2D images have been previously questioned as suitable proxies for real objects43), whereas 3D representations in an immersive virtual environment appear to provide a potential alternative for further research. Sharing the optimism of de la Rosa and Breidt44 on the potential of using virtual reality to enhance the quality of psychological research, we transferred two-dimensional scenes into a three-dimensional virtual world to provide greater ecological validity45, 46 and the option to include the aspect of depth make virtual reality a suitable tool for examining the aforementioned theories of cross-cultural differences.

In the first presented analysis, which examined the distribution of attention between visually salient focal objects and complex background, the results partially supported the geographic distribution of the cognitive styles we expected according to the assumptions by Masuda and Nisbett8. Taiwanese participants spent significantly less time on focal objects than on the rest of the scene, an observation that supports their position as typical representatives of holistic cognitive style. This difference was convincing, especially compared to participants from Czechia, or western Turkey. Interestingly, however, western Turkey was distinct, proving to be the most analytic sample.

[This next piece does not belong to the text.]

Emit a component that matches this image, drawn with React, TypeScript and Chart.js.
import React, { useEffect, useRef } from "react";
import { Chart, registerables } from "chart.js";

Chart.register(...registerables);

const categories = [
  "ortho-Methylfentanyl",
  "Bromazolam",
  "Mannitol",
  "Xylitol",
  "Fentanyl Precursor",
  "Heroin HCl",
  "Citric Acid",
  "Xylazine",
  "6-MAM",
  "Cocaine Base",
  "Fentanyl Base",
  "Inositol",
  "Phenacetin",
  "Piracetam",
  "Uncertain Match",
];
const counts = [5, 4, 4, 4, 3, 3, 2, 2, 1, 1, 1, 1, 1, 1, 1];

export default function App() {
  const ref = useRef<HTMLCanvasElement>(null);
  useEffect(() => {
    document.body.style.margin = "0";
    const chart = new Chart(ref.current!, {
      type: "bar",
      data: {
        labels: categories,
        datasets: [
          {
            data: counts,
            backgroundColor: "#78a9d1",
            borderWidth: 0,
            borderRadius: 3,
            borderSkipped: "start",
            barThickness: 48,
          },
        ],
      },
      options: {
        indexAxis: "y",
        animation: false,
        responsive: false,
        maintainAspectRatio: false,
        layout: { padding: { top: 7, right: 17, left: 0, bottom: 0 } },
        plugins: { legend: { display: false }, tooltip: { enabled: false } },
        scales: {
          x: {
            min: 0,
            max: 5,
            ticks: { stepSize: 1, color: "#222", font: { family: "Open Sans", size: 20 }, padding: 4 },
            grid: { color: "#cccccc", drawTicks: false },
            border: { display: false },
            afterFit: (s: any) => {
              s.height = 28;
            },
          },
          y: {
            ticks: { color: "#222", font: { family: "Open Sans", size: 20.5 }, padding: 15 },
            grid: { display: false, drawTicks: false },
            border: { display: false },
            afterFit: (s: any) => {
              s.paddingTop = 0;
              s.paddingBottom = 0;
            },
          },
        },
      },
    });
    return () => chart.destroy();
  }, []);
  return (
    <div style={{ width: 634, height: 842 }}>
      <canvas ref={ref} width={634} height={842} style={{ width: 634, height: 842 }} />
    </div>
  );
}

We achieved the aim of capturing the possible cultural differences within the Turkish sample: the observed differences in oculomotor behaviour between both Turkish samples agreed with the previously detected within-country differences in cognitive style4, 23, 47. These differences might be explained by the above-mentioned present-day socio-demographic differences in Turkey and other historical factors. Asia Minor has been a border between Mediterranean and Eastern influences for centuries, and although the western area was under the continuous influence of the Byzantine Empire until 1453, the eastern area experienced significant influence from Persian, Arab, and Seljuk expansion. Differences can also be observed in the second half of the twentieth century, when a large portion of the workforce heading for West Germany was recruited from West Anatolia, Istanbul, and Ankara48. A large portion of these workers and their second-generation offspring remigrated back to their homeland which might have reciprocally influenced their home culture.

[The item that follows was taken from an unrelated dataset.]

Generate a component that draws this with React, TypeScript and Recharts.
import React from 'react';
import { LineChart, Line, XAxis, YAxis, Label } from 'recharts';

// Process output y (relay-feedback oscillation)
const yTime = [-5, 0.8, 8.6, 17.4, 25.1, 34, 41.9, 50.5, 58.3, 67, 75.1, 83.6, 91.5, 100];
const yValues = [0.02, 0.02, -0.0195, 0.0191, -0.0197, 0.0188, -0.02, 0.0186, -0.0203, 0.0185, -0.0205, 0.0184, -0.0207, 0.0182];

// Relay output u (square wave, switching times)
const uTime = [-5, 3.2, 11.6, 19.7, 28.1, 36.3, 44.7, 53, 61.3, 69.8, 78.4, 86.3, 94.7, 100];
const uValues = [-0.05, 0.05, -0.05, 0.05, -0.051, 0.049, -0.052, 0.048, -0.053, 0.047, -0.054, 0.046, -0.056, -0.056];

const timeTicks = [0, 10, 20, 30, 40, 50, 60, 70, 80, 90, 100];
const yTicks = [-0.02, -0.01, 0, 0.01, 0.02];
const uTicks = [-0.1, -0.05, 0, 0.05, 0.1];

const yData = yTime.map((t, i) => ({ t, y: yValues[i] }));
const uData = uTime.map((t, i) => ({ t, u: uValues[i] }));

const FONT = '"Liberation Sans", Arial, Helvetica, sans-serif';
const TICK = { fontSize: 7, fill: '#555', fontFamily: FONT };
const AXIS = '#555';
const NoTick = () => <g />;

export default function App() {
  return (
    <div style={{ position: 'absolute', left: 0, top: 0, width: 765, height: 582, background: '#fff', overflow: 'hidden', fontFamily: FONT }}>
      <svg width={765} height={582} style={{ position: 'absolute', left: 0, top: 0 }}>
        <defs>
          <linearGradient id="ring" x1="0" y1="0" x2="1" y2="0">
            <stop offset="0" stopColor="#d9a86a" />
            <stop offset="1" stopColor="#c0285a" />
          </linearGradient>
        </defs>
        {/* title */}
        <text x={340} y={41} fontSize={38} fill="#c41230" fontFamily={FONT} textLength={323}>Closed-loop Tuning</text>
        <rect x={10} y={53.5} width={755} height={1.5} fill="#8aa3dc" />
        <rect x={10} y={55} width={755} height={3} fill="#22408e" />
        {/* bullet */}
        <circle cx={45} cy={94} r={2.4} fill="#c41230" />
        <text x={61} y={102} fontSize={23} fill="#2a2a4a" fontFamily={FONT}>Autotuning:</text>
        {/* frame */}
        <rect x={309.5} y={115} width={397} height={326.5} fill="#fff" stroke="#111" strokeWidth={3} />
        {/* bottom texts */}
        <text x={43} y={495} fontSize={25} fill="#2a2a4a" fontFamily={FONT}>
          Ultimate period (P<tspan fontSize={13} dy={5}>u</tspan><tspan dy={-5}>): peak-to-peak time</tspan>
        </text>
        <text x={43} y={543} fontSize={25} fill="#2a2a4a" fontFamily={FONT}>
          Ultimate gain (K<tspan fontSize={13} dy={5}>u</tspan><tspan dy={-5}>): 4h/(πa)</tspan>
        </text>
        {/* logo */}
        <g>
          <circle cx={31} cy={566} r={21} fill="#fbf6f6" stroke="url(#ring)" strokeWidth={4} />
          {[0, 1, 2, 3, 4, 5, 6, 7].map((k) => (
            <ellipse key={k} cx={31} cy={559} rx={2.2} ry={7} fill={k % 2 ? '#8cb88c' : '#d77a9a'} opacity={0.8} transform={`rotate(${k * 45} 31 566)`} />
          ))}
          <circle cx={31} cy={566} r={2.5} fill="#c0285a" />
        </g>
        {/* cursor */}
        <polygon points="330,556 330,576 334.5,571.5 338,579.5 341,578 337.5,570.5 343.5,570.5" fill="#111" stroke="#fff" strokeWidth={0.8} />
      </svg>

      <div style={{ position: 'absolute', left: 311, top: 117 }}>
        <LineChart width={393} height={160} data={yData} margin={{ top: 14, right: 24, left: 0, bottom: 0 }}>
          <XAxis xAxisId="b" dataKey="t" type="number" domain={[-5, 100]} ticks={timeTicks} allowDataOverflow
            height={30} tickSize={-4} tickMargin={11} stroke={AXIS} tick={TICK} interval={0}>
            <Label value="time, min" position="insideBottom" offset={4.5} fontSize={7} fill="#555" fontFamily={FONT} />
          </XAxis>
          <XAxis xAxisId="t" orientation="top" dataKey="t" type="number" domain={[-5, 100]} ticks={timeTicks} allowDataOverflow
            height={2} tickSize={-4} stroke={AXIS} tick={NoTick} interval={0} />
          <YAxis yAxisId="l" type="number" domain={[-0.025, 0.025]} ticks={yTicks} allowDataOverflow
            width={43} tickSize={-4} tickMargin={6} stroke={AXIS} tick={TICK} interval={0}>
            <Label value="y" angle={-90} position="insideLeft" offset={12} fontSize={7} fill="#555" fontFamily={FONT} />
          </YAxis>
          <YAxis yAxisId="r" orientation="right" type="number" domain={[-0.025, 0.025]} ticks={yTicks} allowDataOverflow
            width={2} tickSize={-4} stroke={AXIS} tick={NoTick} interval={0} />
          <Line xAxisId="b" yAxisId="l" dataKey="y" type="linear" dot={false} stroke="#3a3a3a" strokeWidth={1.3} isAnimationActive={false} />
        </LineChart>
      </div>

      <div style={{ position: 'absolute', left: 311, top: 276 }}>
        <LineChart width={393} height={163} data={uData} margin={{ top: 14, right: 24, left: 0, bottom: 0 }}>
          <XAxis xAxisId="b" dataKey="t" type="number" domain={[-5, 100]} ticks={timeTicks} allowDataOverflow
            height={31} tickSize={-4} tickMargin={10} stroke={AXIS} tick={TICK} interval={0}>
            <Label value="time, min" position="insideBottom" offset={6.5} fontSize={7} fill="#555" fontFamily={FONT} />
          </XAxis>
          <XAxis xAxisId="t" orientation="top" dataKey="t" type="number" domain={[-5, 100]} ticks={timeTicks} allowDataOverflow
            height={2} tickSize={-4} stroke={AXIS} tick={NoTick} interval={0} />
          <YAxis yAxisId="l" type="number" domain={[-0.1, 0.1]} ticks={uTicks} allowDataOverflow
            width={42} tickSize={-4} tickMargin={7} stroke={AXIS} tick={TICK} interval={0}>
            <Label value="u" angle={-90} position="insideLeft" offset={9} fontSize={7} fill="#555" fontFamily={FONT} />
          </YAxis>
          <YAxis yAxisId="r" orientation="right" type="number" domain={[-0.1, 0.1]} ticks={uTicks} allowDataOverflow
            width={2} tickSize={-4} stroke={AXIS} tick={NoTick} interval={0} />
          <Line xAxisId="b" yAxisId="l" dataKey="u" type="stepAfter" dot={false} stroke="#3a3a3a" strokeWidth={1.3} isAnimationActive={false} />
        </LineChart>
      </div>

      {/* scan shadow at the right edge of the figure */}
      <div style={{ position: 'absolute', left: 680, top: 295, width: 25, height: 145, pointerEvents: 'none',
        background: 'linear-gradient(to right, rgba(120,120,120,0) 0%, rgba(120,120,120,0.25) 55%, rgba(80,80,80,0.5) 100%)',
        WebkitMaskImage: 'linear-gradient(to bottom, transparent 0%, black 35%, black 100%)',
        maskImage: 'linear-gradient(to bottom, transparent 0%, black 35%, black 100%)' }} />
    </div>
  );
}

Surprisingly, the Czech Republic, which was hypothesized as the most analytical, was not distinct from the other studied samples. The object/background attentional patterns for the Czech sample were very similar to the patterns of the sample from Turkey. Whether forced collectivization or other historical phenomena may have caused this variance in central and western European countries in cognitive processes as suggested by Varnum49, the underlying perception and evaluation of complex stimuli remains a question. The present study, however, reports some of the first research in the field, comparing the oculomotor patterns of participants beyond commonly studied samples using diverse samples from central Europe, western and eastern Asia, and Africa, and applying methods in a 3D virtual environment50. It supports the original theory stating that cultural background affects visual perception, and that culture may be understood as a condensed experience that determines individuals’ perceptual schema51, 52 that drives the exploration activity in the top-down direction53. In the second analysis concerning the differences in processing scenes with focal objects at varying distances, both Turkish samples spent relatively more time looking at closer focal objects. No statistically significant difference of this kind was observed in samples from Czechia, Ghana, and Taiwan.

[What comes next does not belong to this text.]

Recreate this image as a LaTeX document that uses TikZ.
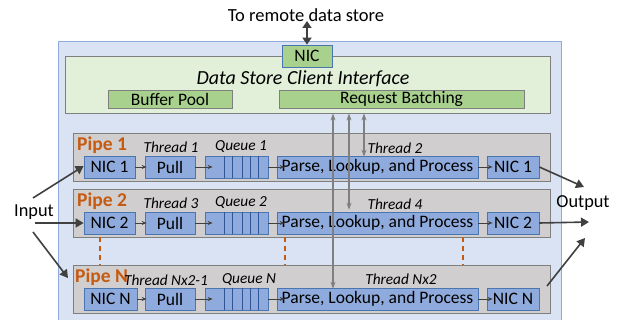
\documentclass[tikz,border=0pt]{standalone}
\usepackage{fontspec}
\setmainfont{Carlito}
\usetikzlibrary{arrows.meta}
\definecolor{outerfill}{HTML}{DAE3F3}
\definecolor{outerdraw}{HTML}{8FAADC}
\definecolor{ifill}{HTML}{E2F0D9}
\definecolor{gfill}{HTML}{A9D18E}
\definecolor{pfill}{HTML}{D0CECE}
\definecolor{bfill}{HTML}{8FAADC}
\definecolor{bdraw}{HTML}{4A76B0}
\definecolor{qline}{HTML}{2F5597}
\definecolor{greyline}{HTML}{7F7F7F}
\definecolor{darkline}{HTML}{404040}
\definecolor{orangetxt}{HTML}{C55A11}
\begin{document}
\begin{tikzpicture}[x=1pt,y=-1pt,
  box/.style={rectangle, inner sep=0pt, font=\fontsize{17.5}{17.5}\selectfont},
  iface/.style={box, fill=ifill, draw=greyline, line width=0.8pt},
  greenbox/.style={box, fill=gfill, draw=greyline, line width=0.8pt, minimum height=18},
  pipebox/.style={box, fill=pfill, draw=greyline, line width=0.8pt, minimum width=477, minimum height=48},
  bluebox/.style={box, fill=bfill, draw=bdraw, line width=0.7pt, minimum height=22},
  lbl/.style={inner sep=0pt, font=\fontsize{15.3}{15.3}\selectfont\itshape},
  pipelbl/.style={inner sep=0pt, anchor=west, text=orangetxt, font=\fontsize{19.5}{19.5}\selectfont\bfseries},
  flow/.style={draw=darkline, line width=0.8pt, -{Stealth[length=5pt,width=4pt]}},
  io/.style={draw=darkline, line width=1.6pt, -{Triangle[length=8pt,width=9pt]}},
  vert/.style={draw=greyline, line width=1.1pt, {Stealth[length=7pt,width=5pt]}-{Stealth[length=7pt,width=5pt]}},
  orangedash/.style={draw=orangetxt, line width=1.2pt, dash pattern=on 5pt off 4pt}
]
\useasboundingbox (0,0) rectangle (618,320);
% outer container
\fill[outerfill] (58,42) rectangle (561,321);
\draw[outerdraw, line width=1pt] (58,321) -- (58,42) -- (561,42) -- (561,321);

\node[font=\fontsize{18.5}{18.5}\selectfont] (remote) at (306,15) {To remote data store};

% data store client interface
\node[iface, minimum width=485, minimum height=57] (iface) at (307.5,84.5) {};
\node[box, fill=gfill, draw=bdraw, line width=0.8pt, minimum width=50, minimum height=22] (nic) at (307,56) {NIC};
\node[inner sep=0pt, font=\fontsize{20}{20}\selectfont\itshape] (ititle) at (303,79) {Data Store Client Interface};
\node[greenbox, minimum width=124] (buf) at (170,99) {Buffer Pool};
\node[greenbox, minimum width=245] (req) at (401.5,99) {Request Batching};
\coordinate (remoteend) at (307,21);
\draw[draw=darkline, line width=2pt, {Triangle[length=7pt,width=9pt]}-{Triangle[length=7pt,width=9pt]}] (remoteend) -- (nic.north);

% pipes
\foreach \n/\y in {1/157,2/213,N/289}{
  \node[pipebox] (pipe\n) at (311.5,\y) {};
}
\node[pipelbl] (pl1) at (77,145) {Pipe 1};
\node[pipelbl] (pl2) at (77,201) {Pipe 2};
\node[pipelbl] (plN) at (75,277) {Pipe N};

\foreach \n/\y/\ta/\q/\tb/\ty in {1/167/Thread 1/Queue 1/Thread 2/147, 2/223/Thread 3/Queue 2/Thread 4/203}{
  \node[bluebox, minimum width=51] (nicin\n) at (109.5,\y) {NIC \n};
  \node[bluebox, minimum width=50] (pull\n) at (170,\y) {Pull};
  \node[bluebox, minimum width=63] (queue\n) at (236.5,\y) {};
  \node[bluebox, minimum width=201] (parse\n) at (377.5,\y) {Parse, Lookup, and Process};
  \node[bluebox, minimum width=52] (nicout\n) at (513,\y) {NIC \n};
  \node[lbl] (ta\n) at (171,\ty) {\ta};
  \node[lbl] (q\n) at (241,\ty) {\q};
  \node[lbl] (tb\n) at (395,\ty+1.5) {\tb};
}
\node[bluebox, minimum width=53] (nicinN) at (110.5,299) {NIC N};
\node[bluebox, minimum width=50] (pullN) at (170,299) {Pull};
\node[bluebox, minimum width=63] (queueN) at (236.5,299) {};
\node[bluebox, minimum width=201] (parseN) at (377.5,299) {Parse, Lookup, and Process};
\node[bluebox, minimum width=52] (nicoutN) at (513,299) {NIC N};
\node[lbl] (taN) at (166,280) {Thread Nx2-1};
\node[lbl] (qN) at (249,280) {Queue N};
\node[lbl] (tbN) at (401,279) {Thread Nx2};

% queue dividers and flows
\foreach \n in {1,2,N}{
  \foreach \xx in {224,232,242,250,258}{
    \draw[qline, line width=1pt] (\xx,0 |- queue\n.north) -- (\xx,0 |- queue\n.south);
  }
  \draw[flow] (nicin\n.east) -- ([xshift=2pt]pull\n.west);
  \draw[flow] (pull\n.east) -- ([xshift=8pt]queue\n.west);
  \draw[flow] (queue\n.east) -- ([xshift=8pt]parse\n.west);
  \draw[flow] (parse\n.east) -- ([xshift=6pt]nicout\n.west);
}

% vertical links from the interface
\draw[vert] (333,0 |- iface.south) -- ([yshift=-1pt]333,0 |- parseN.north);
\draw[vert] (349,0 |- iface.south) -- ([yshift=2pt]349,0 |- parse2.north);
\draw[vert] (364,0 |- iface.south) -- ([yshift=-1pt]364,0 |- parse1.north);

% dashed continuation lines
\draw[orangedash] (100,0 |- pipe2.south) -- (100,0 |- pipeN.north);
\draw[orangedash] (285,0 |- pipe2.south) -- (285,0 |- pipeN.north);
\draw[orangedash] (463,0 |- pipe2.south) -- (463,0 |- pipeN.north);

% input / output
\node[font=\fontsize{18.3}{18.3}\selectfont] (input) at (34,212) {Input};
\node[font=\fontsize{18.3}{18.3}\selectfont] (output) at (583,203) {Output};
\coordinate (in1) at (33,198);
\coordinate (in2) at (35,223);
\coordinate (in3) at (33,232);
\coordinate (pNin) at (68,278);
\draw[io] (in1) -- ([yshift=1pt]nicin1.west);
\draw[io] (in2) -- (nicin2.west);
\draw[io] (in3) -- (pNin);
\coordinate (out1) at (584,187);
\coordinate (out2) at (589,222);
\coordinate (out3) at (585,238);
\coordinate (pNout) at (547,286);
\draw[io] (nicout1.east) -- (out1);
\draw[io] (nicout2.east) -- (out2);
\draw[io] (pNout) -- (out3);
\end{tikzpicture}
\end{document}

In summary, we can draw three main conclusions from the present study and the use of virtual reality combined with eye-tracking. A person’s cultural group plays a role in visual attention distribution in virtual environments, resp. in their relative attention to focal objects. Second, the findings of significant differences within both Turkey samples underscore the importance of not thinking about countries as culturally monolithic phenomena but being aware that aggregation of data at the national level may camouflage meaningful differences at the within-culture level (see54).

Finally, third, there are notable differences in perception of depth (and respectively relative attention to closer and further objects) across the countries, but they are not systematic and easily interpretable at this point. Whereas in Taiwan, Czechia, and Ghana there were practically no differences in attention to closer and further objects detected (differences between 5 to 25 ms), in the case of both Turkish samples they were distinct (145, resp. 174 ms). We find this difference in the patterns of observation of closer and further objects quite interesting, moreover, both cohorts significantly differ in the overall attention to focal object vs. background.

Our research is not without limitations. Generalization of the results is limited by the novelty of the technology: to eliminate the differences in digital literacy of the participants in the study, we selected a student population in which we expected less pronounced differences in digital skills. This particular generation is less likely to have technology-related biases, however, at the same time is most globalized and probably demonstrates a lower level of the culturally based differences the study was aiming at.

The scenes, used as visual stimuli, contain a variety of smaller and larger objects, making them complex in terms of content. However, it is important to distinguish between the complexity of the scene's content and the photorealistic quality of its rendering. In our study, we focused on the former, emphasizing the diversity and arrangement of visual elements rather than striving for photorealism. Manipulation with the level of photorealism of 3D environments55,56,57 and observation of the effects of this manipulation on the participants' perception and its cross-cultural specifics could offer intriguing prospects for further research.

Apart from this, further cross-cultural eye-tracking research should focus on more controlled manipulations with the objects within the virtual visual field related to monocular and binocular depth cues58. For example, on perception and interpretation of conflicting cues, changes in spatial position, and perception of moving objects.

Finally, an important limitation of this study concerns the operationalization of culture within our cross-cultural research framework. We acknowledge that the issue of equating location with culture is a persistent challenge in quasi-experimental laboratory studies of this nature. While exploring more refined cultural subgroups or local cultures within each studied region might offer valuable insights, it would necessitate larger samples and the inclusion of established culture measurement scales, such as individualism/collectivism or independent/interdependent self-construal, as explanatory variables. However, our previous attempts at validating these methods encountered difficulties28, 59, and we found it necessary to prioritize further developments in culture operationalization methods for more accurate cross-cultural comparisons.